# START OF PROVIDED DATA

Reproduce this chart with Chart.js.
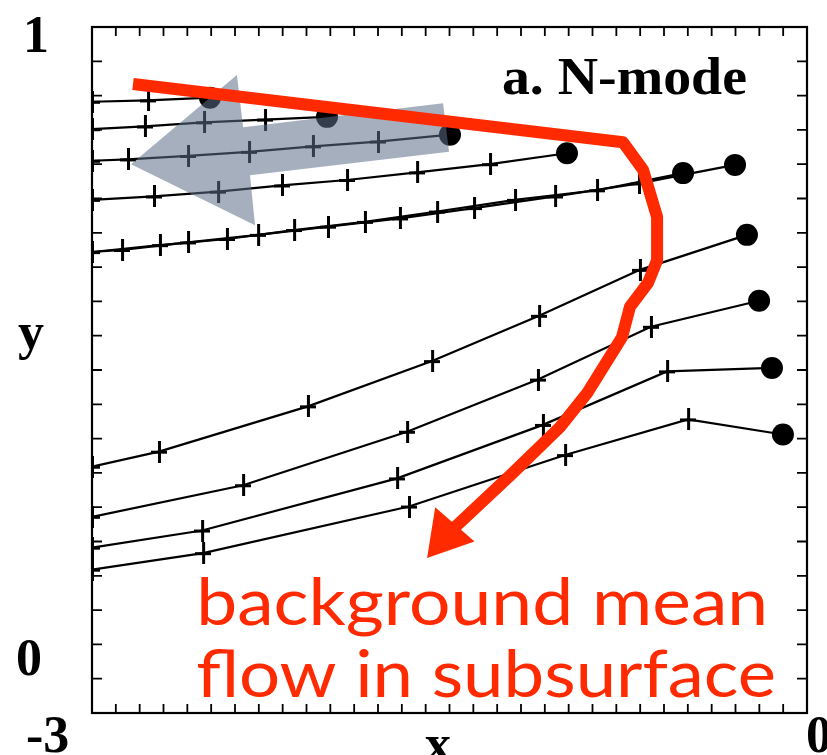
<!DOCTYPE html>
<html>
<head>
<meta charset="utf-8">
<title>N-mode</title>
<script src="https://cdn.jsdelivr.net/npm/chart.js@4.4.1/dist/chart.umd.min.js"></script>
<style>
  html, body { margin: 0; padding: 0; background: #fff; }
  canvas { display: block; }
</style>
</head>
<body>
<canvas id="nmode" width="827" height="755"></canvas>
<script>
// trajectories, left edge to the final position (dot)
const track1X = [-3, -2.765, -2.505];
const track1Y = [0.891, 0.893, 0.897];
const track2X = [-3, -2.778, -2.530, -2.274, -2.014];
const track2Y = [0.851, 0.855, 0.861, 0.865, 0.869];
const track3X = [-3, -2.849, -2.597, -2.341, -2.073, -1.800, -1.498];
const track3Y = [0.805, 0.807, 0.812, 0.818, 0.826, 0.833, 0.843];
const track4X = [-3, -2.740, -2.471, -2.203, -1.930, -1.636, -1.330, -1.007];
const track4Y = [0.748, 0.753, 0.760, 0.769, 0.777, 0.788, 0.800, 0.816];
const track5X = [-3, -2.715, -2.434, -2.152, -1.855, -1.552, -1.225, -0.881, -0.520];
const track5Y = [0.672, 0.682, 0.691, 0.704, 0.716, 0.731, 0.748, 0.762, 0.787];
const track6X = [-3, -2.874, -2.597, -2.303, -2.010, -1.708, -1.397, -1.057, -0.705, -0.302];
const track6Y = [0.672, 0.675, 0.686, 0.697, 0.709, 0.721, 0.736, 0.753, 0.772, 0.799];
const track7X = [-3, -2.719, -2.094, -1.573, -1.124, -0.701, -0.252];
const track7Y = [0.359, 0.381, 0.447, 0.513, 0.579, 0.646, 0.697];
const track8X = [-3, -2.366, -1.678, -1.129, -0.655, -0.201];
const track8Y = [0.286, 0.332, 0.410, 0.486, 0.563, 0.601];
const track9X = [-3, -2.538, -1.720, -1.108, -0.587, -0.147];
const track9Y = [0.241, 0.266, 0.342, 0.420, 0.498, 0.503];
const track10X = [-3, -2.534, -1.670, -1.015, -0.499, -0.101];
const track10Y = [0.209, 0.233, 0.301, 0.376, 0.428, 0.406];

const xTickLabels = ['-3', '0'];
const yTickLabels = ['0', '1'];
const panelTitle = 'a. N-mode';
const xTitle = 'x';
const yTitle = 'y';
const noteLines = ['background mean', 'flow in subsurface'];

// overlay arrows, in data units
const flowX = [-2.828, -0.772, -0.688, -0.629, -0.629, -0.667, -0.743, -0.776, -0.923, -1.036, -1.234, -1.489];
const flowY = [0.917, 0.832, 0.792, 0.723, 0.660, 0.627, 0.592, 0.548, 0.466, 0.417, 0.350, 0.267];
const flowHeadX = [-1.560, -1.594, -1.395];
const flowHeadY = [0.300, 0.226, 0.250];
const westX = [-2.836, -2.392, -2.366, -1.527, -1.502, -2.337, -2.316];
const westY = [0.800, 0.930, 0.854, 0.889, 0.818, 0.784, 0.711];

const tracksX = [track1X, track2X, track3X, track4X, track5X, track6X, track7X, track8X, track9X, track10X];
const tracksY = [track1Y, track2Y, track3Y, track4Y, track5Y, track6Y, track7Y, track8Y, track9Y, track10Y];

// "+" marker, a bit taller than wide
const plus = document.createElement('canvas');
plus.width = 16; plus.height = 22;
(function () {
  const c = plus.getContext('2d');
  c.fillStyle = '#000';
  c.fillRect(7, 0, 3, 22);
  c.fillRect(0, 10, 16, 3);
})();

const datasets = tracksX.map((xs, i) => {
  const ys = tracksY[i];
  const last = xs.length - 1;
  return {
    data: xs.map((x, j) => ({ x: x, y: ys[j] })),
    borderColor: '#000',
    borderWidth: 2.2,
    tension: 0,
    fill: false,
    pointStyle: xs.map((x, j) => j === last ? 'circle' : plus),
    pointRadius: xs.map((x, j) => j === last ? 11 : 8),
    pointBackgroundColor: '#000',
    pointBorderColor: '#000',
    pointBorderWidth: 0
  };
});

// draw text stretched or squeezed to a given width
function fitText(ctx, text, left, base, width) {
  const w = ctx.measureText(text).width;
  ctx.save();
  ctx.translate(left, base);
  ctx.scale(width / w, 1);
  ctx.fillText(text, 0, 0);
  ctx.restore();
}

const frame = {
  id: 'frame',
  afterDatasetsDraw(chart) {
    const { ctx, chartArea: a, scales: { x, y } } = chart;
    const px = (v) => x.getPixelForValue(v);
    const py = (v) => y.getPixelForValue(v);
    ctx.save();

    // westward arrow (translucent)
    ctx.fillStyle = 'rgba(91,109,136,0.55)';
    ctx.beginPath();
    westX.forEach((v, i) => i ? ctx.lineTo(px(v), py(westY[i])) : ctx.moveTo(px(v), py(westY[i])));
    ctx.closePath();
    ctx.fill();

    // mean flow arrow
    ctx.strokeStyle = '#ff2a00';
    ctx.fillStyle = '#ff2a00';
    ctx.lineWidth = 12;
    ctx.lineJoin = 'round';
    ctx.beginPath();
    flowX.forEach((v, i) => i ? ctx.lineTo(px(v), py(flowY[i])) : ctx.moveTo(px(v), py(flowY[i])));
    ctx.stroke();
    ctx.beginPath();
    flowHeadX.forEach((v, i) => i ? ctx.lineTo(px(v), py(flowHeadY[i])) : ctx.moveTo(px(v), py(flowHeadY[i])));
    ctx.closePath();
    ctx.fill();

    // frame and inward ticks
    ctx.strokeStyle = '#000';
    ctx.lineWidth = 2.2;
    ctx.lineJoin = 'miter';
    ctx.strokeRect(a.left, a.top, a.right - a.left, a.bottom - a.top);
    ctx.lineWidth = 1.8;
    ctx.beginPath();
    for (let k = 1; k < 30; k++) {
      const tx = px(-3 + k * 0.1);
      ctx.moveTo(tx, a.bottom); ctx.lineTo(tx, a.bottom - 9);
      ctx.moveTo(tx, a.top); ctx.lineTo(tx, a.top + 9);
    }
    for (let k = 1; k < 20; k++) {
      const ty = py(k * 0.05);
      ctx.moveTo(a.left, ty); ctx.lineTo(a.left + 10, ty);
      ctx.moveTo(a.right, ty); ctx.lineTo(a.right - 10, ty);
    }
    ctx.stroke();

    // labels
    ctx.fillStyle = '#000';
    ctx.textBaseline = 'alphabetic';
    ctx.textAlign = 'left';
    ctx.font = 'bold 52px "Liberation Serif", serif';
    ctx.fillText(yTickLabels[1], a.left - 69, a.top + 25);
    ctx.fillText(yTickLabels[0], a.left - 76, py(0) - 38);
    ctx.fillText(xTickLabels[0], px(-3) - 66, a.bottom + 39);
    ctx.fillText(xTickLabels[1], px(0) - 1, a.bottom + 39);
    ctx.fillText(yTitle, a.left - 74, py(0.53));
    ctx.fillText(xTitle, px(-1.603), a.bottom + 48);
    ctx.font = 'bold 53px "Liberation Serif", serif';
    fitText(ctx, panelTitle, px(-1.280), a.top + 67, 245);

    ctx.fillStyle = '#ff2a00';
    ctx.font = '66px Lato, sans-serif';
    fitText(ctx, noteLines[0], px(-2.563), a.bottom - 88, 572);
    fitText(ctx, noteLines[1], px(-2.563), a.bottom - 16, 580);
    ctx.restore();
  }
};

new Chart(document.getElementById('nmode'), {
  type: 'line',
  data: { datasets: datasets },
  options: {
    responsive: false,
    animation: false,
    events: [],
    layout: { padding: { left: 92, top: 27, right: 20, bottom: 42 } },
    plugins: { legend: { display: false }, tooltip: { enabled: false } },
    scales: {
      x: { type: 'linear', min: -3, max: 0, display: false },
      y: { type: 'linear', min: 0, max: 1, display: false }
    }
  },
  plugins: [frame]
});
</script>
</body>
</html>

# END OF PROVIDED DATA

| EXERCISE |
Print the data above verbatim from the first line through the line holding "const track10Y = [0.209, 0.233, 0.301, 0.376, 0.428, 0.406];", leaving every picture out.

| EXERCISE SOLUTION |
Reproduce this chart with Chart.js.
<!DOCTYPE html>
<html>
<head>
<meta charset="utf-8">
<title>N-mode</title>
<script src="https://cdn.jsdelivr.net/npm/chart.js@4.4.1/dist/chart.umd.min.js"></script>
<style>
  html, body { margin: 0; padding: 0; background: #fff; }
  canvas { display: block; }
</style>
</head>
<body>
<canvas id="nmode" width="827" height="755"></canvas>
<script>
// trajectories, left edge to the final position (dot)
const track1X = [-3, -2.765, -2.505];
const track1Y = [0.891, 0.893, 0.897];
const track2X = [-3, -2.778, -2.530, -2.274, -2.014];
const track2Y = [0.851, 0.855, 0.861, 0.865, 0.869];
const track3X = [-3, -2.849, -2.597, -2.341, -2.073, -1.800, -1.498];
const track3Y = [0.805, 0.807, 0.812, 0.818, 0.826, 0.833, 0.843];
const track4X = [-3, -2.740, -2.471, -2.203, -1.930, -1.636, -1.330, -1.007];
const track4Y = [0.748, 0.753, 0.760, 0.769, 0.777, 0.788, 0.800, 0.816];
const track5X = [-3, -2.715, -2.434, -2.152, -1.855, -1.552, -1.225, -0.881, -0.520];
const track5Y = [0.672, 0.682, 0.691, 0.704, 0.716, 0.731, 0.748, 0.762, 0.787];
const track6X = [-3, -2.874, -2.597, -2.303, -2.010, -1.708, -1.397, -1.057, -0.705, -0.302];
const track6Y = [0.672, 0.675, 0.686, 0.697, 0.709, 0.721, 0.736, 0.753, 0.772, 0.799];
const track7X = [-3, -2.719, -2.094, -1.573, -1.124, -0.701, -0.252];
const track7Y = [0.359, 0.381, 0.447, 0.513, 0.579, 0.646, 0.697];
const track8X = [-3, -2.366, -1.678, -1.129, -0.655, -0.201];
const track8Y = [0.286, 0.332, 0.410, 0.486, 0.563, 0.601];
const track9X = [-3, -2.538, -1.720, -1.108, -0.587, -0.147];
const track9Y = [0.241, 0.266, 0.342, 0.420, 0.498, 0.503];
const track10X = [-3, -2.534, -1.670, -1.015, -0.499, -0.101];
const track10Y = [0.209, 0.233, 0.301, 0.376, 0.428, 0.406];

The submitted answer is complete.